Auction To Crusher: 12 Weeks In the Lives of Two Cars At a Self-Service Wrecking Yard
I’ve loved high-turnover self-service wrecking yards since I used to hang out at U-Pull Auto Wrecking in Oakland as a teenager in the early 1980s, and so it makes sense that junkyard-related stuff became so central to the Murilee Martin Lifestyle Brand™. During the last year, as my Junkyard Find series has evolved into a near-daily thing, I became increasingly curious about the life-cycle of the vehicles in these yards. A new row of fresh cars appears one day, replacing one that was put out a few months before, and that’s all I knew. Then, earlier this year, I was able to convince the brass at U-Pull-&-Pay Self Serve Used Auto Parts to give me a behind-the-scenes look at their operation, and I chose to follow the trajectories of two cars I thought would be typical junkyard inmates: a 1991 Honda Civic Si and a 1994 Toyota Camry XLE. I visited the auction at which they were purchased, I documented the pre-yard preparations, and I visited both cars every week for their three-month stint as parts donors. After that, I watched them get fed into the cold steel jaws of The Crusher. Here’s how our Civic and Camry spent the final months of their lives.

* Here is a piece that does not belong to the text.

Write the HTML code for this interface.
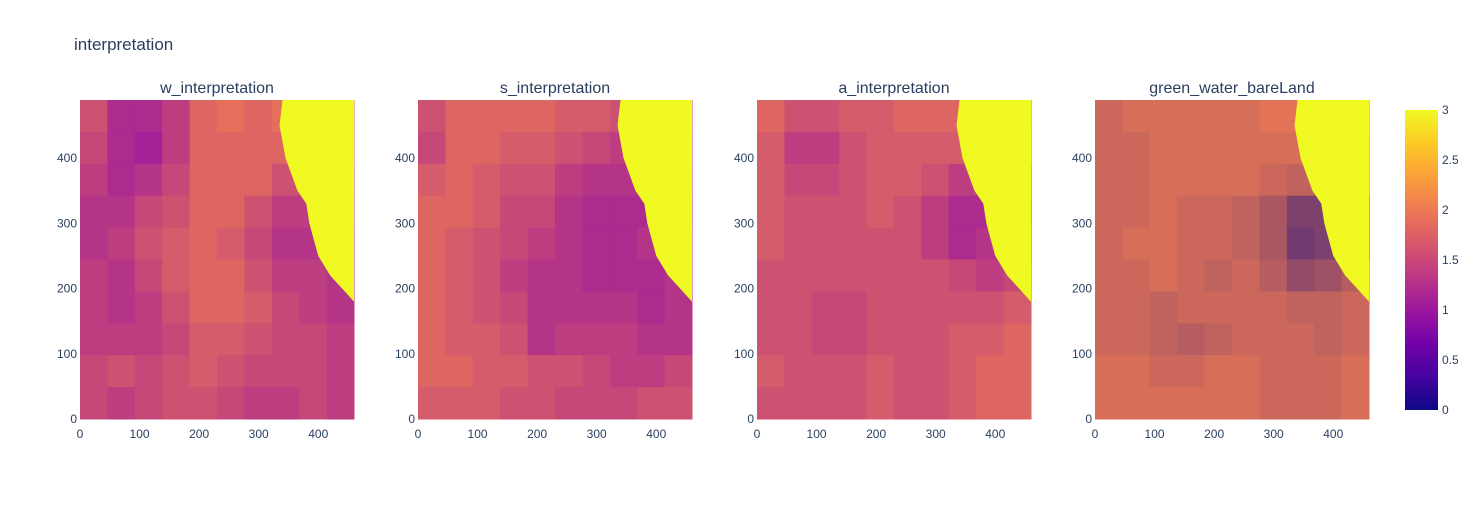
<!DOCTYPE html>
<html><head><meta charset="utf-8">
<style>
body{margin:0;background:#fff;font-family:"Liberation Sans",Arial,sans-serif;}
svg text{font-family:"Liberation Sans",Arial,sans-serif;fill:#2a3f5f;}
</style></head>
<body>
<svg id="chart" width="1474" height="500" xmlns="http://www.w3.org/2000/svg">
<rect width="1474" height="500" fill="#fff"/>
<text x="74" y="50" font-size="17">interpretation</text>
<defs>
<linearGradient id="plasma" x1="0" y1="1" x2="0" y2="0">
<stop offset="0" stop-color="#0d0887"/><stop offset="0.111" stop-color="#46039f"/>
<stop offset="0.222" stop-color="#7201a8"/><stop offset="0.333" stop-color="#9c179e"/>
<stop offset="0.444" stop-color="#bd3786"/><stop offset="0.556" stop-color="#d8576b"/>
<stop offset="0.667" stop-color="#ed7953"/><stop offset="0.778" stop-color="#fb9f3a"/>
<stop offset="0.889" stop-color="#fdca26"/><stop offset="1" stop-color="#f0f921"/>
</linearGradient>
</defs>
<g id="panels"></g>
<rect x="1405" y="110" width="33" height="300" fill="url(#plasma)"/>
<g id="cbticks"></g>
</svg>
<script>
const panelTitles=["w_interpretation","s_interpretation","a_interpretation","green_water_bareLand"];
const lowClass=[1,1,1,0];
const xTicks=[0,100,200,300,400];
const yTicks=[0,100,200,300,400];
const cbTicks=[0,0.5,1,1.5,2,2.5,3];
const shoreY=[489,450,400,350,330,300,250,220,200,185,180];
const shoreX=[340,335,345,365,380,385,400,420,440,455,460];
const gridW=[
[1.6,1.2,1.2,1.4,1.8,1.9,1.8,1.9,1.8,1.8],
[1.5,1.2,1.1,1.4,1.8,1.8,1.8,1.8,1.8,1.8],
[1.4,1.2,1.3,1.5,1.8,1.8,1.8,1.6,1.6,1.6],
[1.3,1.3,1.5,1.6,1.8,1.8,1.6,1.4,1.4,1.4],
[1.3,1.4,1.6,1.7,1.8,1.7,1.5,1.3,1.3,1.3],
[1.4,1.3,1.5,1.7,1.8,1.8,1.6,1.4,1.4,1.3],
[1.4,1.3,1.4,1.6,1.8,1.8,1.7,1.5,1.4,1.3],
[1.4,1.4,1.4,1.5,1.7,1.7,1.6,1.5,1.5,1.4],
[1.5,1.6,1.5,1.6,1.7,1.6,1.5,1.5,1.5,1.4],
[1.5,1.4,1.5,1.6,1.6,1.5,1.4,1.4,1.5,1.4]];
const gridS=[
[1.6,1.8,1.8,1.8,1.8,1.7,1.7,1.6,1.6,1.6],
[1.5,1.8,1.8,1.7,1.7,1.6,1.5,1.4,1.4,1.4],
[1.7,1.8,1.7,1.6,1.6,1.4,1.3,1.3,1.3,1.3],
[1.8,1.8,1.7,1.5,1.5,1.3,1.2,1.2,1.2,1.2],
[1.8,1.7,1.6,1.5,1.4,1.3,1.2,1.2,1.3,1.3],
[1.8,1.7,1.6,1.4,1.3,1.3,1.2,1.2,1.2,1.3],
[1.8,1.7,1.6,1.5,1.3,1.3,1.3,1.3,1.2,1.3],
[1.8,1.7,1.7,1.6,1.3,1.4,1.4,1.4,1.3,1.3],
[1.8,1.8,1.7,1.7,1.6,1.6,1.5,1.4,1.4,1.5],
[1.7,1.7,1.7,1.6,1.6,1.5,1.5,1.5,1.6,1.6]];
const gridA=[
[1.8,1.6,1.6,1.7,1.7,1.8,1.8,1.8,1.8,1.8],
[1.7,1.4,1.4,1.6,1.7,1.7,1.7,1.7,1.7,1.7],
[1.7,1.5,1.5,1.6,1.7,1.7,1.6,1.4,1.4,1.4],
[1.7,1.6,1.6,1.6,1.7,1.6,1.4,1.2,1.2,1.2],
[1.7,1.6,1.6,1.6,1.6,1.6,1.4,1.2,1.3,1.3],
[1.6,1.6,1.6,1.6,1.6,1.6,1.6,1.5,1.4,1.5],
[1.6,1.6,1.5,1.5,1.6,1.6,1.6,1.6,1.6,1.7],
[1.6,1.6,1.5,1.5,1.6,1.6,1.6,1.7,1.7,1.8],
[1.7,1.6,1.6,1.6,1.7,1.6,1.6,1.7,1.8,1.8],
[1.6,1.6,1.6,1.6,1.7,1.6,1.6,1.7,1.8,1.8]];
const gridG=[
[1.7,1.8,1.8,1.8,1.8,1.8,1.9,1.9,1.9,1.9],
[1.7,1.7,1.8,1.8,1.8,1.8,1.8,1.8,1.8,1.8],
[1.7,1.7,1.8,1.8,1.8,1.8,1.7,1.6,1.6,1.6],
[1.7,1.7,1.8,1.7,1.7,1.6,1.4,1.0,1.0,1.0],
[1.7,1.8,1.8,1.7,1.7,1.6,1.4,0.9,1.0,1.0],
[1.7,1.7,1.8,1.7,1.6,1.7,1.5,1.2,1.3,1.5],
[1.7,1.7,1.6,1.7,1.7,1.7,1.7,1.6,1.6,1.7],
[1.7,1.7,1.6,1.5,1.6,1.7,1.7,1.7,1.6,1.7],
[1.8,1.8,1.7,1.7,1.8,1.8,1.7,1.7,1.7,1.8],
[1.8,1.8,1.8,1.8,1.8,1.8,1.7,1.7,1.7,1.8]];
const grids=[gridW,gridS,gridA,gridG];

const NS="http://www.w3.org/2000/svg";
const panelX0=[80,418,757,1095];
const PW=274, PTOP=100, PBOT=419, XMAX=460, YMAX=489;
const classColor={0:[13,8,135],1:[156,23,158],2:[237,121,83],3:[240,249,33]};
function mix(v,low){
  const t=Math.max(0,Math.min(1,(v-low)/(2-low)));
  const a=classColor[low], b=classColor[2];
  return `rgb(${Math.round(a[0]+(b[0]-a[0])*t)},${Math.round(a[1]+(b[1]-a[1])*t)},${Math.round(a[2]+(b[2]-a[2])*t)})`;
}
function el(tag,attrs,parent){const e=document.createElementNS(NS,tag);for(const k in attrs)e.setAttribute(k,attrs[k]);parent.appendChild(e);return e;}
const root=document.getElementById('panels');
panelTitles.forEach((title,p)=>{
  const x0=panelX0[p];
  const xs=v=>x0+v/XMAX*PW;
  const ys=v=>PBOT-v/YMAX*(PBOT-PTOP);
  const g=el('g',{},root);
  
  
  const grid=grids[p];
  const nr=grid.length;
  grid.forEach((row,r)=>{
    const nc=row.length;
    row.forEach((v,c)=>{
      const xa=xs(c*XMAX/nc), xb=xs((c+1)*XMAX/nc);
      const yTop=ys(YMAX-r*YMAX/nr), yB=ys(YMAX-(r+1)*YMAX/nr);
      const rc=el('rect',{x:xa,y:yTop,width:xb-xa+0.5,height:yB-yTop+0.5,fill:mix(v,lowClass[p])},g);
      
      
    });
  });
  let pts=[];
  shoreY.forEach((yv,i)=>pts.push(xs(shoreX[i])+','+ys(yv)));
  pts.push(xs(XMAX)+','+ys(shoreY[shoreY.length-1]));
  pts.push(xs(XMAX)+','+ys(YMAX));
  const lake=el('polygon',{points:pts.join(' '),fill:'#f0f921'},g);
  
  
  const t=el('text',{x:x0+PW/2,y:93,'font-size':16,'text-anchor':'middle'},g);
  t.textContent=title;
  
  
  xTicks.forEach(v=>{
    const tt=el('text',{x:xs(v),y:438,'font-size':12,'text-anchor':'middle'},g);
    tt.textContent=v;
    
    
  });
  yTicks.forEach(v=>{
    const tt=el('text',{x:x0-3,y:ys(v)+4,'font-size':12,'text-anchor':'end'},g);
    tt.textContent=v;
    
    
  });
});
const cb=document.getElementById('cbticks');
cbTicks.forEach(v=>{
  const tt=el('text',{x:1442,y:410-v/3*300+4,'font-size':12},cb);
  tt.textContent=v;
  
  
});
</script>
</body></html>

It all started last winter, when I found this ’78 Chrysler Cordoba at a self-serve yard near Chez Murilee in Denver. This fine example of Malaise Era personal luxury had a genuine Corinthian Leather bench seat in excellent condition.
So, I went back, bought the seat, and made it into a very comfy garage couch. In that tale, I’d mentioned some unpleasant experiences I’d had with certain California self-serve yard employees, experiences that make me reluctant to ask for help— say, moving a junkyard welded-wheel jackstand that made Cordoba seat bolts difficult to access— from any junkyard employees. The folks at the yard that provided the Corinthian Leather seat have always treated me well, so I had no complaints there… but then I got an email from a TTAC-reading employee at the corporate HQ of the chain that owned another Denver yard that has provided many Junkyard Finds: “I think you frequent our Aurora and Denver stores (from what I can see in your pics anyway). If you ever do need assistance, please don’t hesitate to ask. For safety reasons, we’re reluctant to bring mobile equipment into the yard during store hours. But someone could’ve helped you get that last nut.” I assured him that I had no complaints about any employees at those yards (in fact, Colorado junkyard employees tend to be several orders of magnitude pleasanter and more competent than their California counterparts)… but, while we’re on the subject, perhaps he might be able to find a way to get me access to the inner workings of one of their yards, for a future TTAC piece?
Next thing I know, I’m wearing a hardhat backstage at the Denver U-Pull-&-Pay yard, talking to John Fernbach, chief vehicle buyer for the company’s Colorado yards (sharp-eyed readers might recognize in the background the ’71 Toyota FJ40 Land Cruiser that later got picked completely clean within days of being put out on the Denver U-Pull-&-Pay yard). John, who holds a degree in economics and specialized in commodity studies, doesn’t exactly conform to the the hardbitten, gas-axe-wielding junkyard dog stereotype some of us old-timers might hold. These days, running this sort of operation is a tightrope-walking science, where even slightly bad moves can move the balance sheet right into the red. His job is to obtain the feedstock for the three Colorado U-Pull-&-Pay yards, and that job gets tougher every week nowadays. High scrap-metal prices, well over $200/ton at the scrapper, just for cars dragged in off the street, and years of a grim economy have created legions of car-hungry scavengers who scour the land for any vehicle they can drag to the scrapper for a quick buck. Meanwhile, the same grim economy means that money-strapped working folks keep their old cars limping along longer than ever. The upshot is that finding fresh inventory for three major yards is like pulling teeth, and the job requires nonstop hustling.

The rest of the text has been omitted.